> [WHAT NEEDS TO BE DONE]: Leaving out every picture, retype the lines below from the top through the one that contains "(78,190) -- (157,190);".

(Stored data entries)
§ §

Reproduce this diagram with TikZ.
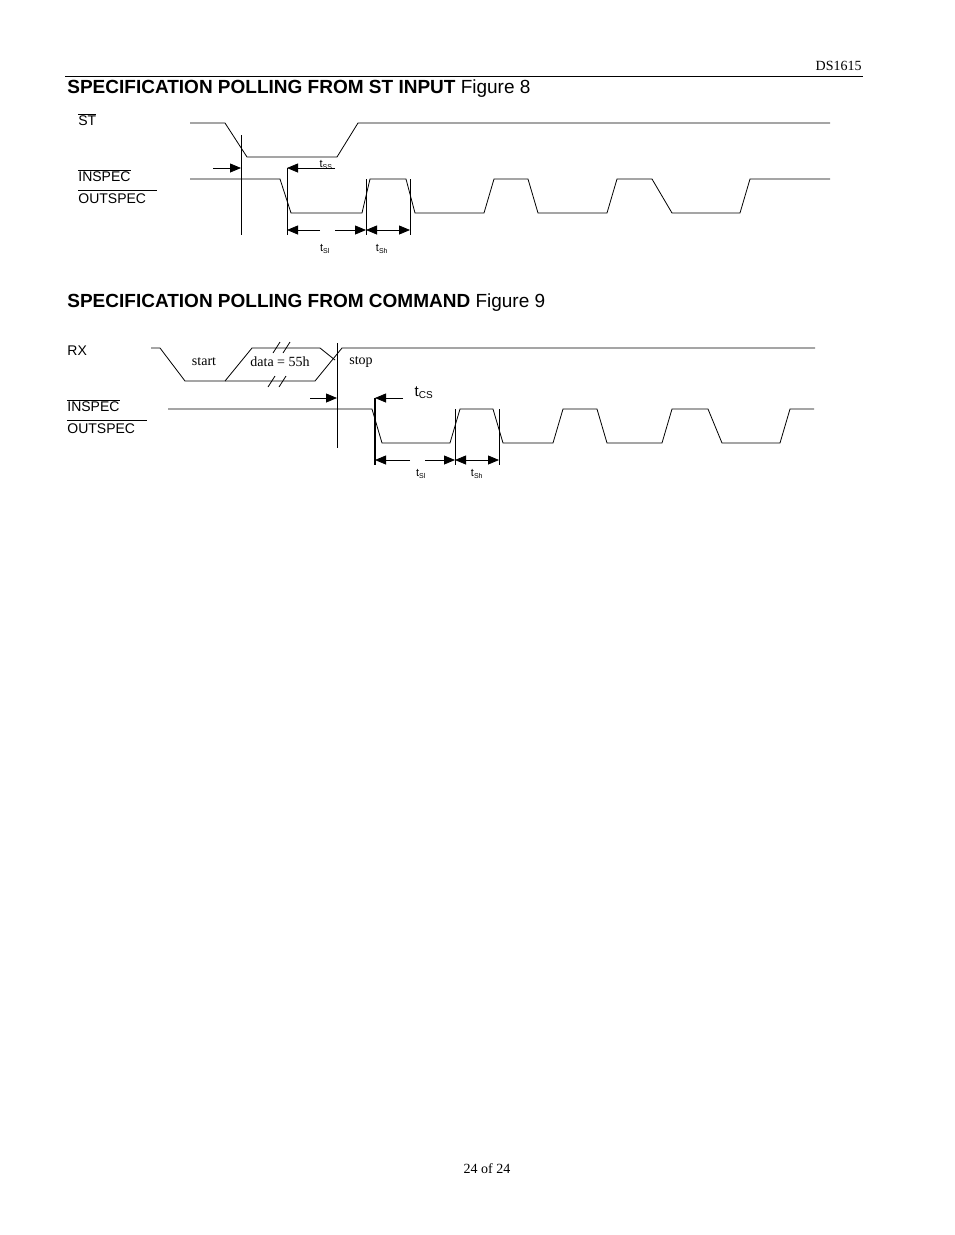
\documentclass[tikz,border=0pt]{standalone}
\usepackage{fontspec}
\setmainfont{Liberation Serif}
\setsansfont{Liberation Sans}
\usetikzlibrary{arrows.meta}
\newcommand{\tsub}[2]{t\textsubscript{\fontsize{7}{8}\selectfont #2}}
\begin{document}
\begin{tikzpicture}[x=1pt, y=-1pt, line width=0.8pt,
            lbl/.style={anchor=west, inner sep=0pt, font=\sffamily\fontsize{14}{16}\selectfont},
            tlbl/.style={inner sep=0pt, font=\sffamily\fontsize{11}{12}\selectfont},
            title/.style={anchor=west, inner sep=0pt, font=\sffamily\fontsize{19}{22}\selectfont},
            serif/.style={inner sep=0pt, font=\fontsize{14}{16}\selectfont},
            tip/.style={-{Triangle[length=11pt,width=9pt]}},
            tips/.style={{Triangle[length=11pt,width=9pt]}-{Triangle[length=11pt,width=9pt]}}]
        \useasboundingbox (0,0) rectangle (954,1235);

        % page header and footer
        \node[serif, anchor=east] (ds) at (862,66) {DS1615};
        \draw[line width=0.6pt] (65,76) -- (863,76);
        \node[serif] (page) at (487,1169) {24 of 24};

        % Figure 8
        \node[title] (title8) at (67,89) {\textbf{SPECIFICATION POLLING FROM ST INPUT} Figure 8};
        \node[lbl] (st) at (78,120) {$\overline{\mbox{ST}}$};
        \node[lbl] (insp) at (78,176) {$\overline{\mbox{INSPEC}}$};
        \node[lbl] (outsp) at (78,199) {OUTSPEC};
        \draw[line width=0.6pt] (78,190) -- (157,190);

        \draw (190,123) -- (225,123) -- (247,157) -- (337,157) -- (358,123) -- (830,123);
        \draw (190,179) -- (280,179) -- (291,213) -- (362,213) -- (370,179) -- (406,179) -- (415,213)
              -- (484,213) -- (494,179) -- (528,179) -- (538,213) -- (607,213) -- (617,179)
              -- (652,179) -- (672,213) -- (740,213) -- (750,179) -- (830,179);

        \coordinate (a0) at (241,135); \coordinate (a1) at (241,235);
        \coordinate (b0) at (287,168); \coordinate (b1) at (287,235);
        \coordinate (c0) at (366,179); \coordinate (c1) at (366,235);
        \coordinate (d0) at (410,179); \coordinate (d1) at (410,235);
        \draw (a0) -- (a1);
        \draw (b0) -- (b1);
        \draw (c0) -- (c1);
        \draw (d0) -- (d1);
        \coordinate (ssL) at (213,168);
        \coordinate (ssR) at (335,168);
        \draw[tip] (ssL) -- (a0 |- ssL);
        \draw[tip] (ssR) -- (b0);
        \node[tlbl] (tss) at (326,165) {\tsub{t}{SS}};
        \coordinate (slA) at (320,230); \coordinate (slB) at (335,230);
        \draw[tip] (slA) -- (b0 |- slA);
        \draw[tip] (slB) -- (c0 |- slB);
        \draw[tips] (c0 |- slB) -- (d0 |- slB);
        \node[tlbl] (tsl8) at (325,249) {\tsub{t}{Sl}};
        \node[tlbl] (tsh8) at (382,249) {\tsub{t}{Sh}};

        % Figure 9
        \node[title] (title9) at (67,303) {\textbf{SPECIFICATION POLLING FROM COMMAND} Figure 9};
        \node[lbl] (rx) at (67,351) {RX};
        \node[lbl] (insp9) at (67,406) {$\overline{\mbox{INSPEC}}$};
        \node[lbl] (outsp9) at (67,429) {OUTSPEC};
        \draw[line width=0.6pt] (67,420) -- (147,420);

        \draw (151,348) -- (160,348) -- (185,381) -- (225,381) -- (252,348) -- (320,348) -- (335,360);
        \draw (225,381) -- (315,381) -- (342,348) -- (815,348);
        \draw (273,353) -- (280,342) (283,353) -- (290,342);
        \draw (268,387) -- (275,376) (279,387) -- (286,376);
        \node[serif] (start) at (204,362) {start};
        \node[serif] (data) at (280,362) {data = 55h};
        \node[serif] (stop) at (361,362) {stop};

        \draw (168,409) -- (372,409) -- (382,443) -- (450,443) -- (460,409) -- (493,409) -- (503,443)
              -- (553,443) -- (563,409) -- (597,409) -- (607,443) -- (662,443) -- (672,409)
              -- (708,409) -- (722,443) -- (780,443) -- (790,409) -- (814,409);

        \coordinate (e0) at (337,343); \coordinate (e1) at (337,448);
        \coordinate (f0) at (375,398); \coordinate (f1) at (375,465);
        \coordinate (g0) at (455,409); \coordinate (g1) at (455,465);
        \coordinate (h0) at (499,409); \coordinate (h1) at (499,465);
        \draw (e0) -- (e1);
        \draw[line width=1.6pt] (f0) -- (f1);
        \draw (g0) -- (g1);
        \draw (h0) -- (h1);
        \coordinate (csL) at (310,398);
        \coordinate (csR) at (403,398);
        \draw[tip] (csL) -- (e0 |- csL);
        \draw[tip] (csR) -- (f0);
        \node[tlbl, font=\sffamily\fontsize{15}{16}\selectfont] (tcs) at (424,393) {t\textsubscript{\fontsize{10}{11}\selectfont CS}};
        \coordinate (slC) at (410,460); \coordinate (slD) at (425,460);
        \draw[tip] (slC) -- (f0 |- slC);
        \draw[tip] (slD) -- (g0 |- slD);
        \draw[tips] (g0 |- slD) -- (h0 |- slD);
        \node[tlbl] (tsl9) at (421,474) {\tsub{t}{Sl}};
        \node[tlbl] (tsh9) at (477,474) {\tsub{t}{Sh}};
    \end{tikzpicture}
\end{document}
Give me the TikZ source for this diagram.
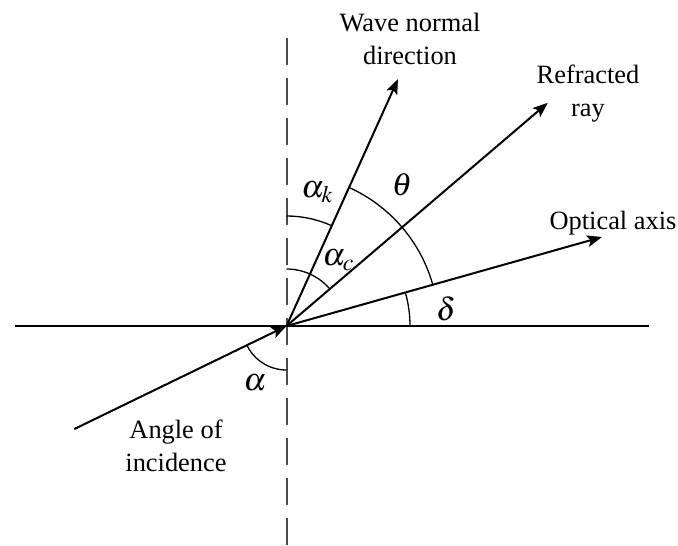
\documentclass[tikz,border=0pt]{standalone}
\usepackage{mathptmx}
\usepackage{fontspec}
\setmainfont{Liberation Serif}
\usetikzlibrary{arrows.meta}
\definecolor{dashgray}{HTML}{4A4A4A}

\begin{document}
\begin{tikzpicture}[
    x=0.5pt, y=0.5pt,
    >={Stealth[length=7.5pt, width=5.8pt, inset=1.6pt]},
    font=\fontsize{13.2}{16.5}\selectfont,
    surface/.style={black, line width=1pt},
    normalaxis/.style={dashgray, line width=1pt, dash pattern=on 13.5pt off 6.5pt},
    ray/.style={black, line width=1pt, ->},
    anglearc/.style={black, line width=0.65pt},
    note/.style={inner sep=1pt, align=center},
    anglename/.style={inner sep=1pt, font=\fontsize{16}{19}\selectfont}
]

% -------- geometry and parameters --------
% lengths in pixels of the figure, origin at the point of incidence
\def\AWN{65.7}   % wave normal
\def\ARR{40.5}   % refracted ray
\def\AOA{15.75}  % optical axis
\def\AIN{205.9}  % incident ray, seen from the origin

\useasboundingbox (-286.5,-219) rectangle (391.5,326);

\coordinate (O) at (0,0);
\coordinate (left) at (-271.5,0);
\coordinate (right) at (362.5,0);
\coordinate (top) at (0,288);
\coordinate (bottom) at (0,-219);

% ================================================================
% INTERFACE AND NORMAL
% ================================================================
\draw[normalaxis] (top) -- (bottom);
\draw[surface] (left) -- (right);

% ================================================================
% RAYS
% ================================================================
\coordinate (inc) at (\AIN:236);
\coordinate (wn) at (\AWN:271);
\coordinate (rr) at (\ARR:343.7);
\coordinate (oa) at (\AOA:327.8);

\draw[ray] (inc) -- (O);
\foreach \t in {wn,rr,oa}{
    \draw[ray] (O) -- (\t);
}

% angle arcs
\draw[anglearc] ([shift={(\AWN:110)}]O) arc[start angle=\AWN, end angle=90, radius=110];
\draw[anglearc] ([shift={(\ARR:57)}]O) arc[start angle=\ARR, end angle=90, radius=57];
\draw[anglearc] ([shift={(\AOA:152)}]O) arc[start angle=\AOA, end angle=\AWN, radius=152];
\draw[anglearc] ([shift={(0:123.5)}]O) arc[start angle=0, end angle=\AOA, radius=123.5];
\draw[anglearc] ([shift={(\AIN:44)}]O) arc[start angle=\AIN, end angle=270, radius=44];

% ================================================================
% LABELS
% ================================================================
\node[note] (wnlabel) at (123.5,287.5) {Wave normal\\direction};
\node[note] (rrlabel) at (301.5,232.5) {Refracted\\ray};
\node[note] (oalabel) at (326.5,103) {Optical axis};
\node[note] (inclabel) at (-110.5,-119.5) {Angle of\\incidence};

\node[anglename] (ak) at (31,134) {$\alpha_k$};
\node[anglename] (ac) at (52,66) {$\alpha_c$};
\node[anglename] (th) at (115.5,141) {$\theta$};
\node[anglename] (de) at (159.5,17) {$\delta$};
\node[anglename] (al) at (-31.5,-57) {$\alpha$};

\end{tikzpicture}
\end{document}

§ §

> [SOLVED PROBLEM]:
Reproduce this diagram with TikZ.
\documentclass[tikz,border=0pt]{standalone}
\usepackage{fontspec}
\setmainfont{Liberation Serif}
\setsansfont{Liberation Sans}
\usetikzlibrary{arrows.meta}
\newcommand{\tsub}[2]{t\textsubscript{\fontsize{7}{8}\selectfont #2}}
\begin{document}
\begin{tikzpicture}[x=1pt, y=-1pt, line width=0.8pt,
            lbl/.style={anchor=west, inner sep=0pt, font=\sffamily\fontsize{14}{16}\selectfont},
            tlbl/.style={inner sep=0pt, font=\sffamily\fontsize{11}{12}\selectfont},
            title/.style={anchor=west, inner sep=0pt, font=\sffamily\fontsize{19}{22}\selectfont},
            serif/.style={inner sep=0pt, font=\fontsize{14}{16}\selectfont},
            tip/.style={-{Triangle[length=11pt,width=9pt]}},
            tips/.style={{Triangle[length=11pt,width=9pt]}-{Triangle[length=11pt,width=9pt]}}]
        \useasboundingbox (0,0) rectangle (954,1235);

        % page header and footer
        \node[serif, anchor=east] (ds) at (862,66) {DS1615};
        \draw[line width=0.6pt] (65,76) -- (863,76);
        \node[serif] (page) at (487,1169) {24 of 24};

        % Figure 8
        \node[title] (title8) at (67,89) {\textbf{SPECIFICATION POLLING FROM ST INPUT} Figure 8};
        \node[lbl] (st) at (78,120) {$\overline{\mbox{ST}}$};
        \node[lbl] (insp) at (78,176) {$\overline{\mbox{INSPEC}}$};
        \node[lbl] (outsp) at (78,199) {OUTSPEC};
        \draw[line width=0.6pt] (78,190) -- (157,190);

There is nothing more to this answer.